■ **DESCRIPTION OF THE TASK**
Review the material and extract every line in which the word "with" occurs.

■ **DATASET CONTENT**
******

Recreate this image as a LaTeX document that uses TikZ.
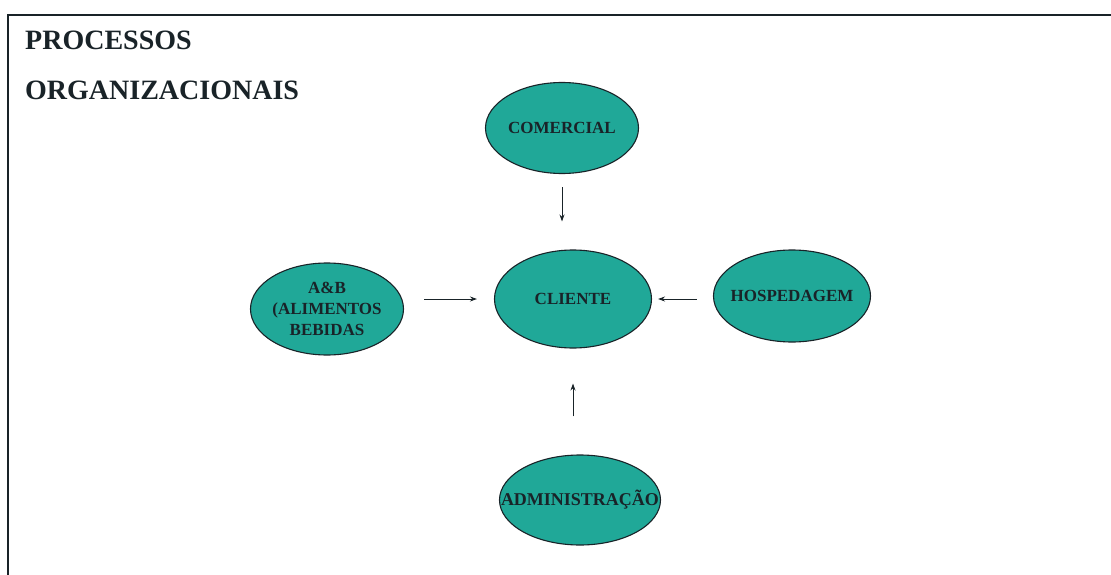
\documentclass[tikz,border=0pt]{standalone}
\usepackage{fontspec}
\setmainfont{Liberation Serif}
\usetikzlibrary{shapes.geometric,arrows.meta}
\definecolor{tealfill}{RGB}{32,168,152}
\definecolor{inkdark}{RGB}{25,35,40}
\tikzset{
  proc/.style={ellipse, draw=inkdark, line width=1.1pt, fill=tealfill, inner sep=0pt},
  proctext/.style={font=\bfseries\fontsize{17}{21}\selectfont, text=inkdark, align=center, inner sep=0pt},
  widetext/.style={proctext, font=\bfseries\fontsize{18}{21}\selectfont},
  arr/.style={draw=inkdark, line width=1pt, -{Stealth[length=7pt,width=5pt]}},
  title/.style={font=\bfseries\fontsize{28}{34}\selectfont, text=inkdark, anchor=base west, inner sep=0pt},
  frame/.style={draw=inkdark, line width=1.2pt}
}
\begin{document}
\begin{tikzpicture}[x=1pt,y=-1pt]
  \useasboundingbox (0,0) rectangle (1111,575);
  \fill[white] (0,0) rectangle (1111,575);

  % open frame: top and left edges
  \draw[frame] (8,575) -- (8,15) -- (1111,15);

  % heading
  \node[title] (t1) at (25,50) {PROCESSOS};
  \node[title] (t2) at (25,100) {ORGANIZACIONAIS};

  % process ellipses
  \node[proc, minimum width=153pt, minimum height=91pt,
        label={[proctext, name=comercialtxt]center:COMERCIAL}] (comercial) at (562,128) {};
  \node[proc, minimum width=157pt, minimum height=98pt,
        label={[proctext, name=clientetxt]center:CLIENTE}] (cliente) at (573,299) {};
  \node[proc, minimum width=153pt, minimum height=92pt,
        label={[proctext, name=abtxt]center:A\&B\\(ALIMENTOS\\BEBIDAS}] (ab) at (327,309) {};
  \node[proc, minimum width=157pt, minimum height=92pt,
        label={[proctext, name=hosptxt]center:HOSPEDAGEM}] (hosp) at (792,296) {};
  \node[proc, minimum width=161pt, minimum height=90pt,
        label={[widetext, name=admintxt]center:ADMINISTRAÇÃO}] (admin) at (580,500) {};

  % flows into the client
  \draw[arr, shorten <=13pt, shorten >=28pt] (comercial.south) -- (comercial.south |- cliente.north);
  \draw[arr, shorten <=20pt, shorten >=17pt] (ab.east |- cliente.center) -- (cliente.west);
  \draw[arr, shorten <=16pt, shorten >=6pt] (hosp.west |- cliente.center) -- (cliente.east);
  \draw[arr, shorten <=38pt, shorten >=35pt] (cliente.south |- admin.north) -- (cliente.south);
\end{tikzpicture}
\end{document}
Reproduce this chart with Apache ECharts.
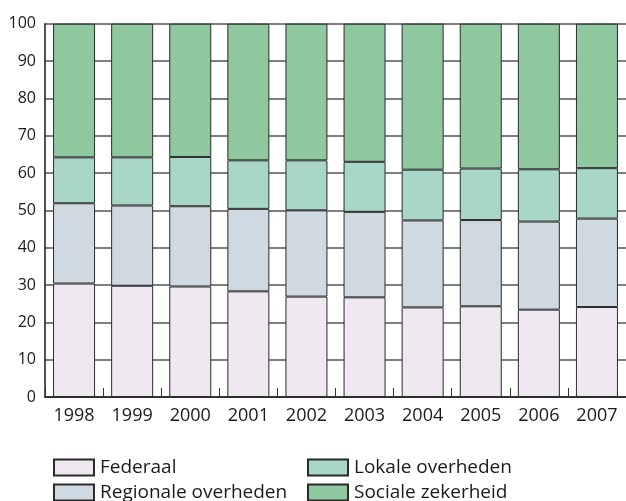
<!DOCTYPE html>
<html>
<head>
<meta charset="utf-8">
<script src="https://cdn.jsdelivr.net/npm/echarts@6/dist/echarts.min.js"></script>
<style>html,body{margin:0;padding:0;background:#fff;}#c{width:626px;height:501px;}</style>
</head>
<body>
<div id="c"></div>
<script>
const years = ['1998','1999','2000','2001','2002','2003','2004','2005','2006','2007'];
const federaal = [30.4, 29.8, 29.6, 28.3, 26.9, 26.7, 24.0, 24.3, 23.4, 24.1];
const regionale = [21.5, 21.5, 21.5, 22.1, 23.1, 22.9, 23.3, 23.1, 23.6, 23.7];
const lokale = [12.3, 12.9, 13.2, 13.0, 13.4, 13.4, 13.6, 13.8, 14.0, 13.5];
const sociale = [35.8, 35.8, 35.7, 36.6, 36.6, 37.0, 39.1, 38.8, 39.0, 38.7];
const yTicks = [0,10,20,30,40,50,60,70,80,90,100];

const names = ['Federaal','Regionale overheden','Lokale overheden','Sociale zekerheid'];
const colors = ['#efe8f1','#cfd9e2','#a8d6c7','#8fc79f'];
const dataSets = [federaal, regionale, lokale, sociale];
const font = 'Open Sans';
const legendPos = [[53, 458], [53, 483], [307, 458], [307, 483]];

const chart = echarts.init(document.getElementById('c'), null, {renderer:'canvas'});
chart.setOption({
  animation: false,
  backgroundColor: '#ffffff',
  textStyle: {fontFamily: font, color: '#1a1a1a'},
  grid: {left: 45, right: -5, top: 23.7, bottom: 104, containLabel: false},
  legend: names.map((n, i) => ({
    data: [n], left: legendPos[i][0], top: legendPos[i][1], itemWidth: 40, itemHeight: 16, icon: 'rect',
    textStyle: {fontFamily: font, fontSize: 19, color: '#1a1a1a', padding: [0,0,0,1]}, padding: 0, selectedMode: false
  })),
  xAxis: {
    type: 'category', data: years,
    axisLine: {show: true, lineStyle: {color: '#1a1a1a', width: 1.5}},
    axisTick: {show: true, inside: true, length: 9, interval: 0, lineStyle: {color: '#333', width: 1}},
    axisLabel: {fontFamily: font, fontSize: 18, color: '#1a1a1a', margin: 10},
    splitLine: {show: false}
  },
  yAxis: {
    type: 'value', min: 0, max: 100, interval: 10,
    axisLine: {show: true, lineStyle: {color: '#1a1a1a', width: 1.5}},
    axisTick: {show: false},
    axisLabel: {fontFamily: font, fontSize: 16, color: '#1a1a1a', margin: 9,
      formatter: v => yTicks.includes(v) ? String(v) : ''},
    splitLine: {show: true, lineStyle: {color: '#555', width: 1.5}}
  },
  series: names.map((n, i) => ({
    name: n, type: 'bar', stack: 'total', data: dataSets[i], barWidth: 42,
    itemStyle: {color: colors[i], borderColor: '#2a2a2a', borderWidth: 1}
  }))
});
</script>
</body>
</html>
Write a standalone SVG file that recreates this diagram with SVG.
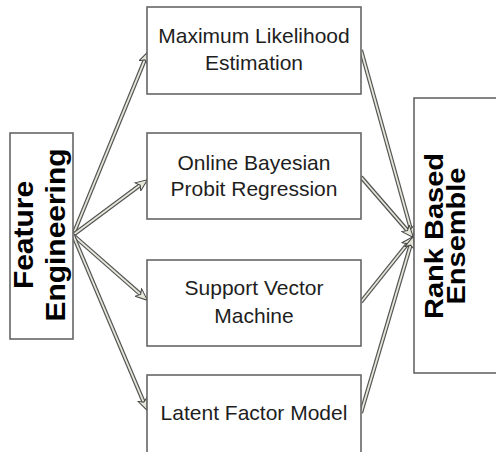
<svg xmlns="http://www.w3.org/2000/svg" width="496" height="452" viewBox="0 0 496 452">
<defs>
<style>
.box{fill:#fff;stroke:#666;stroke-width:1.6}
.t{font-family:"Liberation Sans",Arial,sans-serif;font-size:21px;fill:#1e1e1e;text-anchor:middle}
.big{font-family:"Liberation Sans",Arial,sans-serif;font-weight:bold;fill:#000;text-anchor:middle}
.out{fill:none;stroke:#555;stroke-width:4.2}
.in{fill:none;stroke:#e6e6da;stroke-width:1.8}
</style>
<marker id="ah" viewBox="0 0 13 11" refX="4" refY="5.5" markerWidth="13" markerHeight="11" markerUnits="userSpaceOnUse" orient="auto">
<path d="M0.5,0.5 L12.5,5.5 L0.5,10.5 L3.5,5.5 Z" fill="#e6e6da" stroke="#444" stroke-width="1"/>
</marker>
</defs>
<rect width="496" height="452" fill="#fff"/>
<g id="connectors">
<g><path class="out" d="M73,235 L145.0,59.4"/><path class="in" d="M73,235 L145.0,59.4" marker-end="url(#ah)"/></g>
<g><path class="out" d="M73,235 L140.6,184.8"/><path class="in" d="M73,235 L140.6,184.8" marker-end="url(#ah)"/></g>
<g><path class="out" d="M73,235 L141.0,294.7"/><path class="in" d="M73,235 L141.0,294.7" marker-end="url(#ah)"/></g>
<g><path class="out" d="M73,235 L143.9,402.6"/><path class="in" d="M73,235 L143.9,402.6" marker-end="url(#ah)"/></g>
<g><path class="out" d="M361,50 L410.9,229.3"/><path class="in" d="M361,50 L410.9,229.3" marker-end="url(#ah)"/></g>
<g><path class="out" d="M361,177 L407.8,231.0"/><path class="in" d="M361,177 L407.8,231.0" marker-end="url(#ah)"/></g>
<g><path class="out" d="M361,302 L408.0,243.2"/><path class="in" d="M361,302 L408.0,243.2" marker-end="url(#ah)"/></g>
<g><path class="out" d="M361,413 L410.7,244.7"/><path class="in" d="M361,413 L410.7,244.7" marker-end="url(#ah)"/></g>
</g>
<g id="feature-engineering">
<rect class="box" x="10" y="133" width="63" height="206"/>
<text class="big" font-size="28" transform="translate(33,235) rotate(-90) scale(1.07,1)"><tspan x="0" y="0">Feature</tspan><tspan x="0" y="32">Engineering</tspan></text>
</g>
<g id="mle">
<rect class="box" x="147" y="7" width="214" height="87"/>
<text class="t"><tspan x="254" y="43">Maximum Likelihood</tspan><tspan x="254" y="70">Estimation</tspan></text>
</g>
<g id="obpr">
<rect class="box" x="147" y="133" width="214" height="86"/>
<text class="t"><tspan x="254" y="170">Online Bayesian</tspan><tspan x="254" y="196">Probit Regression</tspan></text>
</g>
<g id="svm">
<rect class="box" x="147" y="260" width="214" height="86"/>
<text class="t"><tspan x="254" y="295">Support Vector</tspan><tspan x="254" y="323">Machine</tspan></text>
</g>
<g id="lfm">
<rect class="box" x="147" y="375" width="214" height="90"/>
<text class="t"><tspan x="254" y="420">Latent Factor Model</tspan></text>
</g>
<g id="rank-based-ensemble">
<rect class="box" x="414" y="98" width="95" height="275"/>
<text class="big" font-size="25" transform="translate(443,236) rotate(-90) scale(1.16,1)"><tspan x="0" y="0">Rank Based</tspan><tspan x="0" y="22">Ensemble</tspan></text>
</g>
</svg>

******

■ **FULL SOLUTION**
Reproduce this chart with Apache ECharts.
Write a standalone SVG file that recreates this diagram with SVG.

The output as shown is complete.